## GIVEN TASK
Reproduce all the entries exactly and keep the pictures out.
----
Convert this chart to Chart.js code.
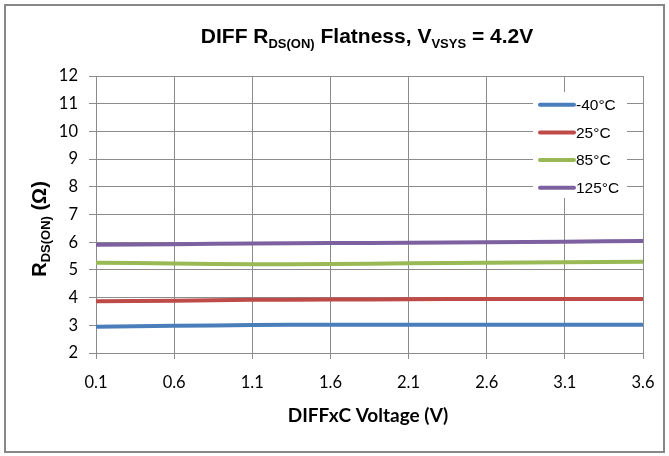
<!DOCTYPE html>
<html>
<head>
<meta charset="utf-8">
<script src="https://cdn.jsdelivr.net/npm/chart.js@4.4.0/dist/chart.umd.min.js"></script>
<style>
  html, body { margin: 0; padding: 0; background: #fff; }
  #wrap { width: 669px; height: 456px; }
</style>
</head>
<body>
<div id="wrap"><canvas id="c" width="669" height="456"></canvas></div>
<script>
// data
var voltage = [0.1, 0.6, 1.1, 1.6, 2.1, 2.6, 3.1, 3.6];
var seriesNames = ["-40°C", "25°C", "85°C", "125°C"];
var rdsM40 = [2.95, 2.98, 3.01, 3.02, 3.02, 3.02, 3.02, 3.02];
var rds25 = [3.87, 3.89, 3.92, 3.93, 3.94, 3.95, 3.95, 3.95];
var rds85 = [5.26, 5.23, 5.20, 5.21, 5.24, 5.26, 5.28, 5.29];
var rds125 = [5.91, 5.93, 5.95, 5.97, 5.98, 6.00, 6.02, 6.04];
var xMin = 0.1, xMax = 3.6, xStep = 0.5;
var yMin = 2, yMax = 12, yStep = 1;

var colors = ["#4a7ebb", "#be4b48", "#98b954", "#7d60a0"];
var allSeries = [rdsM40, rds25, rds85, rds125];

var gridColor = "#8c8c8c";
var tickFont = "Lato";
var arial = "'Liberation Sans', Arial";

function toPoints(ys) {
    return voltage.map(function (v, i) { return { x: v, y: ys[i] }; });
}

// draws text with subscript parts, centred on cx, baseline y
function drawRich(ctx, parts, cx, y, size, subSize, family) {
    var total = 0;
    parts.forEach(function (p) {
        ctx.font = "bold " + (p.sub ? subSize : size) + "px " + family;
        p.w = ctx.measureText(p.t).width;
        total += p.w;
    });
    var x = cx - total / 2;
    ctx.textAlign = "left";
    ctx.textBaseline = "alphabetic";
    parts.forEach(function (p) {
        ctx.font = "bold " + (p.sub ? subSize : size) + "px " + family;
        ctx.fillText(p.t, x, p.sub ? y + size * 0.22 : y);
        x += p.w;
    });
}

var decorations = {
    id: "decorations",
    beforeDraw: function (chart) {
        var ctx = chart.ctx;
        ctx.save();
        ctx.fillStyle = "#fff";
        ctx.fillRect(0, 0, chart.width, chart.height);
        ctx.strokeStyle = "#878787";
        ctx.lineWidth = 2;
        ctx.strokeRect(5, 5, 659, 447);
        ctx.restore();
    },
    afterDraw: function (chart) {
        var ctx = chart.ctx;
        ctx.save();
        ctx.fillStyle = "#000";

        // chart title
        drawRich(ctx, [
            { t: "DIFF R" }, { t: "DS(ON)", sub: true }, { t: " Flatness, V" },
            { t: "VSYS", sub: true }, { t: " = 4.2V" }
        ], 367, 43, 21, 13, arial);

        // x axis title
        drawRich(ctx, [{ t: "DIFFxC Voltage (V)" }], 368, 422, 19, 12, tickFont);

        // y axis title
        ctx.save();
        ctx.translate(46, 229);
        ctx.rotate(-Math.PI / 2);
        drawRich(ctx, [{ t: "R" }, { t: "DS(ON)", sub: true }, { t: " (Ω)" }], 0, 0, 20, 13, arial);
        ctx.restore();

        // legend, inside plot area
        ctx.fillStyle = "#fff";
        ctx.fillRect(533, 92, 94, 106);
        var yScale = chart.scales.y;
        seriesNames.forEach(function (name, i) {
            var rowY = yScale.getPixelForValue(11 - i) + 1;
            ctx.strokeStyle = colors[i];
            ctx.lineWidth = 4;
            ctx.lineCap = "round";
            ctx.beginPath();
            ctx.moveTo(540, rowY);
            ctx.lineTo(574, rowY);
            ctx.stroke();
            ctx.fillStyle = "#000";
            ctx.font = "15.5px " + arial;
            ctx.textAlign = "left";
            ctx.textBaseline = "middle";
            ctx.fillText(name, 576, rowY + 1);
        });
        ctx.restore();
    }
};

new Chart(document.getElementById("c").getContext("2d"), {
    type: "line",
    data: {
        datasets: seriesNames.map(function (name, i) {
            return {
                label: name,
                data: toPoints(allSeries[i]),
                borderColor: colors[i],
                backgroundColor: colors[i],
                borderWidth: 4,
                pointRadius: 0,
                tension: 0.2,
                borderCapStyle: "butt"
            };
        })
    },
    options: {
        responsive: false,
        animation: false,
        layout: { padding: { left: 0, right: 26, top: 76, bottom: 0 } },
        plugins: { legend: { display: false }, title: { display: false }, tooltip: { enabled: false } },
        scales: {
            x: {
                type: "linear",
                min: xMin,
                max: xMax,
                afterFit: function (s) { s.height = 103; },
                ticks: {
                    stepSize: xStep,
                    padding: 14,
                    color: "#000",
                    font: { family: tickFont, size: 16.5 },
                    callback: function (v) { return v.toFixed(1); }
                },
                grid: { color: gridColor, tickLength: 6, tickColor: gridColor },
                border: { color: gridColor }
            },
            y: {
                min: yMin,
                max: yMax,
                afterFit: function (s) { s.width = 96; },
                ticks: {
                    stepSize: yStep,
                    padding: 11,
                    color: "#000",
                    font: { family: tickFont, size: 16.5 }
                },
                grid: { color: gridColor, tickLength: 7, tickColor: gridColor },
                border: { color: gridColor }
            }
        }
    },
    plugins: [decorations]
});
</script>
</body>
</html>
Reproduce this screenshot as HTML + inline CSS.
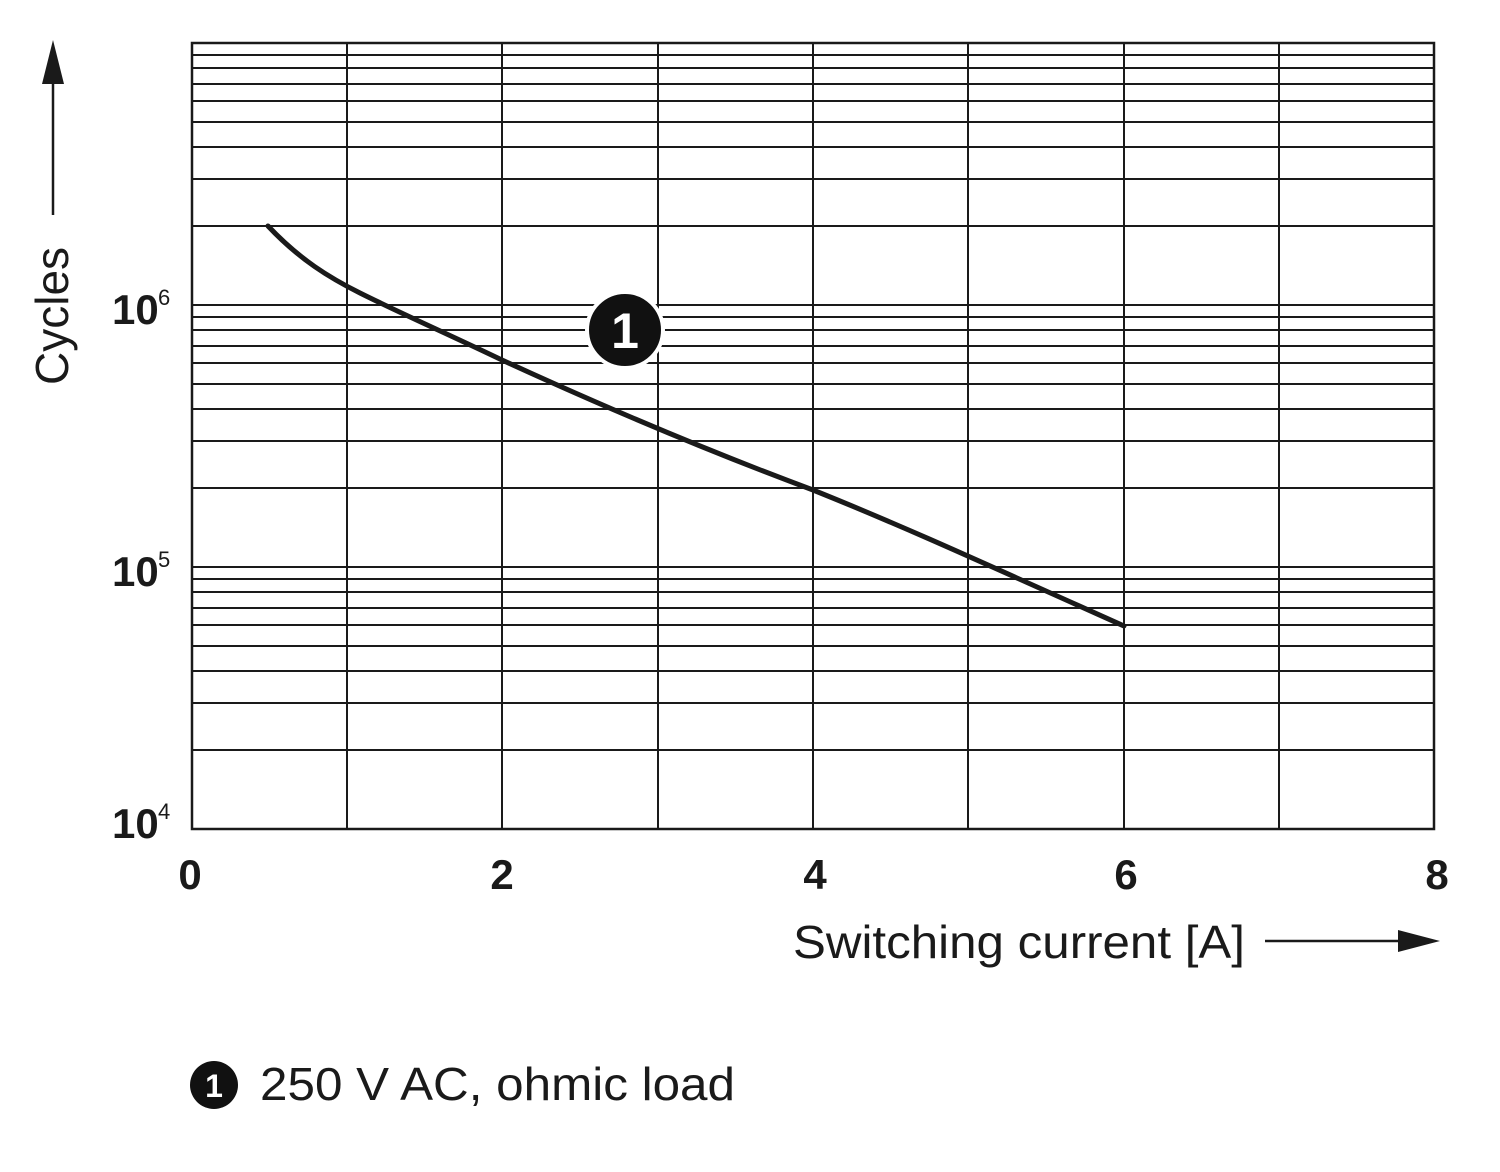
----
## THE RESPONSE
Convert this chart to Chart.js code.
<!DOCTYPE html>
<html>
<head>
<meta charset="utf-8">
<script src="https://cdn.jsdelivr.net/npm/chart.js@4.4.0/dist/chart.umd.min.js"></script>
<style>
  html, body { margin: 0; padding: 0; background: #fff; }
  #wrap { width: 669px; height: 456px; }
</style>
</head>
<body>
<div id="wrap"><canvas id="c" width="669" height="456"></canvas></div>
<script>
// data
var voltage = [0.1, 0.6, 1.1, 1.6, 2.1, 2.6, 3.1, 3.6];
var seriesNames = ["-40°C", "25°C", "85°C", "125°C"];
var rdsM40 = [2.95, 2.98, 3.01, 3.02, 3.02, 3.02, 3.02, 3.02];
var rds25 = [3.87, 3.89, 3.92, 3.93, 3.94, 3.95, 3.95, 3.95];
var rds85 = [5.26, 5.23, 5.20, 5.21, 5.24, 5.26, 5.28, 5.29];
var rds125 = [5.91, 5.93, 5.95, 5.97, 5.98, 6.00, 6.02, 6.04];
var xMin = 0.1, xMax = 3.6, xStep = 0.5;
var yMin = 2, yMax = 12, yStep = 1;

var colors = ["#4a7ebb", "#be4b48", "#98b954", "#7d60a0"];
var allSeries = [rdsM40, rds25, rds85, rds125];

var gridColor = "#8c8c8c";
var tickFont = "Lato";
var arial = "'Liberation Sans', Arial";

function toPoints(ys) {
    return voltage.map(function (v, i) { return { x: v, y: ys[i] }; });
}

// draws text with subscript parts, centred on cx, baseline y
function drawRich(ctx, parts, cx, y, size, subSize, family) {
    var total = 0;
    parts.forEach(function (p) {
        ctx.font = "bold " + (p.sub ? subSize : size) + "px " + family;
        p.w = ctx.measureText(p.t).width;
        total += p.w;
    });
    var x = cx - total / 2;
    ctx.textAlign = "left";
    ctx.textBaseline = "alphabetic";
    parts.forEach(function (p) {
        ctx.font = "bold " + (p.sub ? subSize : size) + "px " + family;
        ctx.fillText(p.t, x, p.sub ? y + size * 0.22 : y);
        x += p.w;
    });
}

var decorations = {
    id: "decorations",
    beforeDraw: function (chart) {
        var ctx = chart.ctx;
        ctx.save();
        ctx.fillStyle = "#fff";
        ctx.fillRect(0, 0, chart.width, chart.height);
        ctx.strokeStyle = "#878787";
        ctx.lineWidth = 2;
        ctx.strokeRect(5, 5, 659, 447);
        ctx.restore();
    },
    afterDraw: function (chart) {
        var ctx = chart.ctx;
        ctx.save();
        ctx.fillStyle = "#000";

        // chart title
        drawRich(ctx, [
            { t: "DIFF R" }, { t: "DS(ON)", sub: true }, { t: " Flatness, V" },
            { t: "VSYS", sub: true }, { t: " = 4.2V" }
        ], 367, 43, 21, 13, arial);

        // x axis title
        drawRich(ctx, [{ t: "DIFFxC Voltage (V)" }], 368, 422, 19, 12, tickFont);

        // y axis title
        ctx.save();
        ctx.translate(46, 229);
        ctx.rotate(-Math.PI / 2);
        drawRich(ctx, [{ t: "R" }, { t: "DS(ON)", sub: true }, { t: " (Ω)" }], 0, 0, 20, 13, arial);
        ctx.restore();

        // legend, inside plot area
        ctx.fillStyle = "#fff";
        ctx.fillRect(533, 92, 94, 106);
        var yScale = chart.scales.y;
        seriesNames.forEach(function (name, i) {
            var rowY = yScale.getPixelForValue(11 - i) + 1;
            ctx.strokeStyle = colors[i];
            ctx.lineWidth = 4;
            ctx.lineCap = "round";
            ctx.beginPath();
            ctx.moveTo(540, rowY);
            ctx.lineTo(574, rowY);
            ctx.stroke();
            ctx.fillStyle = "#000";
            ctx.font = "15.5px " + arial;
            ctx.textAlign = "left";
            ctx.textBaseline = "middle";
            ctx.fillText(name, 576, rowY + 1);
        });
        ctx.restore();
    }
};

new Chart(document.getElementById("c").getContext("2d"), {
    type: "line",
    data: {
        datasets: seriesNames.map(function (name, i) {
            return {
                label: name,
                data: toPoints(allSeries[i]),
                borderColor: colors[i],
                backgroundColor: colors[i],
                borderWidth: 4,
                pointRadius: 0,
                tension: 0.2,
                borderCapStyle: "butt"
            };
        })
    },
    options: {
        responsive: false,
        animation: false,
        layout: { padding: { left: 0, right: 26, top: 76, bottom: 0 } },
        plugins: { legend: { display: false }, title: { display: false }, tooltip: { enabled: false } },
        scales: {
            x: {
                type: "linear",
                min: xMin,
                max: xMax,
                afterFit: function (s) { s.height = 103; },
                ticks: {
                    stepSize: xStep,
                    padding: 14,
                    color: "#000",
                    font: { family: tickFont, size: 16.5 },
                    callback: function (v) { return v.toFixed(1); }
                },
                grid: { color: gridColor, tickLength: 6, tickColor: gridColor },
                border: { color: gridColor }
            },
            y: {
                min: yMin,
                max: yMax,
                afterFit: function (s) { s.width = 96; },
                ticks: {
                    stepSize: yStep,
                    padding: 11,
                    color: "#000",
                    font: { family: tickFont, size: 16.5 }
                },
                grid: { color: gridColor, tickLength: 7, tickColor: gridColor },
                border: { color: gridColor }
            }
        }
    },
    plugins: [decorations]
});
</script>
</body>
</html>
Reproduce this screenshot as HTML + inline CSS.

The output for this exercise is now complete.